Wagner couple may be charged in toddler death under reporting lawAuthorities say girl's guardian failed to report her death in a timely manner; 12-year-old involved in case is guardian's son.
By: AP, The Associated Press
WAGNER — Prosecutors are considering using a new state law to charge the legal guardian of a slain 2-year-old rural Wagner girl and the woman’s husband with failing to promptly report the death to authorities.
A 12-year-old male cousin of the girl was taken into custody following her July Fourth death, which authorities have deemed a homicide. He has not been charged and is being held on a temporary custody order, said Charles Mix County State’s Attorney Pam Hein. She declined to elaborate, citing the boy’s age and the fact that if he is charged it will be in juvenile court, where proceedings are closed to the public.
The girl’s guardian, who is the boy’s mother, and her husband, who isn’t the father of either child, were being held on minor, unrelated charges, Hein told The Associated Press on Tuesday. She said she doesn’t think either adult has an attorney.
Hein said a “significant” number of hours passed before police were notified about the girl’s death. She said decisions on charges against the boy and the two adults hinge on autopsy results and reports from more than a dozen local and state law officers working the case.
“There’s a lot of speculation and a lot of rumor (and) we’re just trying to clear that up,” she said.
Authorities have not identified the adults or the children involved. Four other children who lived in the home were placed in protective custody, Hein said. Under a state law passed earlier this year, a parent or guardian who knowingly fails to report a child’s death within six hours could face a felony charge punishable by up to five years in prison.

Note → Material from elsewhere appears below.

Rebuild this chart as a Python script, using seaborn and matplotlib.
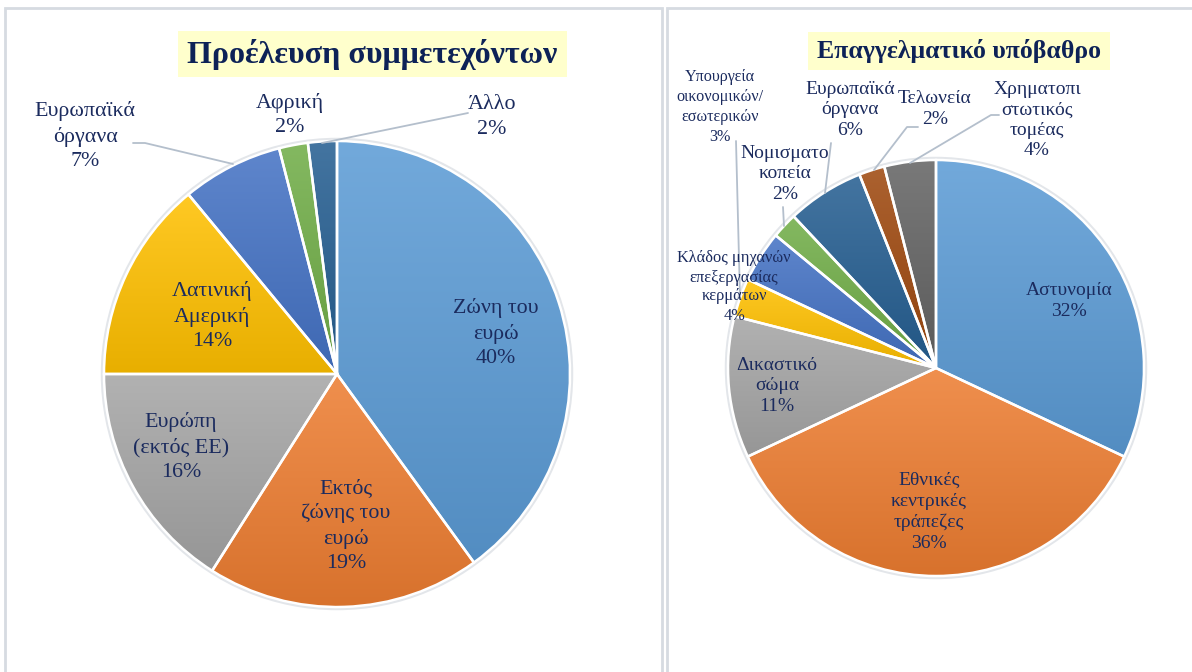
import numpy as np
import matplotlib
matplotlib.use("Agg")
import matplotlib.pyplot as plt
import seaborn as sns
from matplotlib.colors import LinearSegmentedColormap, to_rgb
from matplotlib.patches import Rectangle, Circle

# ---------------- DATA ----------------
ORIGIN_TITLE = "Προέλευση συμμετεχόντων"
ORIGIN_LABELS = ["Ζώνη του\nευρώ", "Εκτός\nζώνης του\nευρώ", "Ευρώπη\n(εκτός ΕΕ)",
                 "Λατινική\nΑμερική", "Ευρωπαϊκά\nόργανα", "Αφρική", "Άλλο"]
ORIGIN_PCT = [40, 19, 16, 14, 7, 2, 2]

BACKGROUND_TITLE = "Επαγγελματικό υπόβαθρο"
BACKGROUND_LABELS = ["Αστυνομία", "Εθνικές\nκεντρικές\nτράπεζες", "Δικαστικό\nσώμα",
                     "Υπουργεία\nοικονομικών/\nεσωτερικών", "Κλάδος μηχανών\nεπεξεργασίας\nκερμάτων",
                     "Νομισματο\nκοπεία", "Ευρωπαϊκά\nόργανα", "Τελωνεία", "Χρηματοπι\nστωτικός\nτομέας"]
BACKGROUND_PCT = [32, 36, 11, 3, 4, 2, 6, 2, 4]

# ---------------- STYLE / LAYOUT (pixels, y down) ----------------
W, H = 1192, 672
TEXT_COLOR = "#1b2b5e"
TITLE_COLOR = "#0d2257"
TITLE_BOX = "#ffffcc"
BORDER = "#d6dbe1"
FONT = "Liberation Serif"
OFFICE = ["#5B9BD5", "#ED7D31", "#A5A5A5", "#FFC000", "#4472C4", "#70AD47",
          "#255E91", "#9E480E", "#636363"]

LEFT_PIE = dict(center=(337, 374), radius=233)
RIGHT_PIE = dict(center=(936, 368), radius=208)

LEFT_LABEL_POS = [(496, 333), (346, 526), (181, 447), (212, 316), (85, 136), (290, 115), (492, 117)]
LEFT_LABEL_SIZE = [15.8] * 7
LEFT_SPACING = [1.38] * 7
LEFT_LEADERS = {4: [(133, 143), (145, 143), (233, 164)],
                6: [(468, 113), (322, 143)]}

RIGHT_LABEL_POS = [(1069, 301), (929, 512), (777, 386), (720, 107), (734, 287),
                   (785, 174), (850, 110), (935, 109), (1037, 120)]
RIGHT_LABEL_SIZE = [14, 14, 14, 11.6, 11.8, 14, 14, 14, 14]
RIGHT_SPACING = [1.25, 1.3, 1.25, 1.33, 1.25, 1.25, 1.25, 1.25, 1.25]
RIGHT_LEADERS = {3: [(736, 141), (740, 298)],
                 5: [(783, 207), (784, 226)],
                 6: [(831, 143), (825, 193)],
                 7: [(918, 127), (907, 127), (874, 170)],
                 8: [(999, 115), (991, 115), (910, 163)]}


def px(x, y):
    return x, H - y


def shade(c, f):
    c = np.array(to_rgb(c))
    return tuple(c + (1 - c) * f) if f > 0 else tuple(c * (1 + f))


def draw_pie(ax, values, labels, geo, label_pos, label_size, spacing, leaders):
    cx, cy = px(*geo["center"])
    r = geo["radius"]
    ax.add_patch(Circle((cx, cy), r + 1.5, facecolor="none", edgecolor="#e3e6ea", lw=2.5, zorder=1))
    wedges, _ = ax.pie(values, colors=OFFICE[:len(values)], startangle=90, counterclock=False,
                       center=(cx, cy), radius=r,
                       wedgeprops=dict(edgecolor="white", linewidth=1.8, zorder=3))
    grad = np.linspace(0, 1, 256).reshape(-1, 1)
    for w, base in zip(wedges, OFFICE):
        ext = w.get_path().get_extents()
        cmap = LinearSegmentedColormap.from_list("g", [shade(base, -0.09), shade(base, 0.14)])
        im = ax.imshow(grad, cmap=cmap, origin="lower", aspect="auto", zorder=2,
                       extent=(ext.x0, ext.x1, ext.y0, ext.y1), interpolation="bilinear")
        im.set_clip_path(w)
        w.set_facecolor("none")
    for i, (lab, v) in enumerate(zip(labels, values)):
        x, y = px(*label_pos[i])
        ax.text(x, y, f"{lab}\n{v}%", ha="center", va="center", fontsize=label_size[i],
                family=FONT, color=TEXT_COLOR, linespacing=spacing[i], zorder=5)
    for pts in leaders.values():
        xs, ys = zip(*[px(*p) for p in pts])
        ax.plot(xs, ys, color="#b4bfcc", lw=1.3, zorder=4)


sns.set_theme(style="white")
plt.rcParams["font.family"] = [FONT, "DejaVu Serif"]

fig = plt.figure(figsize=(W / 100, H / 100), dpi=100)
ax = fig.add_axes([0, 0, 1, 1])

# panel frames
ax.add_patch(Rectangle(px(5, 690), 657, 682, facecolor="none", edgecolor=BORDER, lw=2))
ax.add_patch(Rectangle(px(667, 690), 560, 682, facecolor="none", edgecolor=BORDER, lw=2))

draw_pie(ax, ORIGIN_PCT, ORIGIN_LABELS, LEFT_PIE, LEFT_LABEL_POS, LEFT_LABEL_SIZE,
         LEFT_SPACING, LEFT_LEADERS)
draw_pie(ax, BACKGROUND_PCT, BACKGROUND_LABELS, RIGHT_PIE, RIGHT_LABEL_POS, RIGHT_LABEL_SIZE,
         RIGHT_SPACING, RIGHT_LEADERS)

# titles
ax.add_patch(Rectangle(px(178, 77), 389, 46, facecolor=TITLE_BOX, edgecolor="none", zorder=4))
ax.text(*px(372, 54), ORIGIN_TITLE, ha="center", va="center", fontsize=23, fontweight="bold",
        family=FONT, color=TITLE_COLOR, zorder=5)
ax.add_patch(Rectangle(px(808, 70), 302, 38, facecolor=TITLE_BOX, edgecolor="none", zorder=4))
ax.text(*px(959, 51), BACKGROUND_TITLE, ha="center", va="center", fontsize=18.5, fontweight="bold",
        family=FONT, color=TITLE_COLOR, zorder=5)

ax.set_xlim(0, W)
ax.set_ylim(0, H)
ax.set_aspect("equal")
ax.axis("off")
fig.savefig("out.png", dpi=100)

South Dakota’s new law is modeled after “Caylee’s Law,” which was passed in Florida in response to the death of 2-year-old Caylee Anthony, who wasn’t reported missing until 31 days after she vanished in 2008 in Orlando. South Dakota’s law, which also makes failure to report a missing child within 48 hours a misdemeanor, has not yet been used, though there are “a few” open cases in the state where it might apply, Attorney General Marty Jackley said.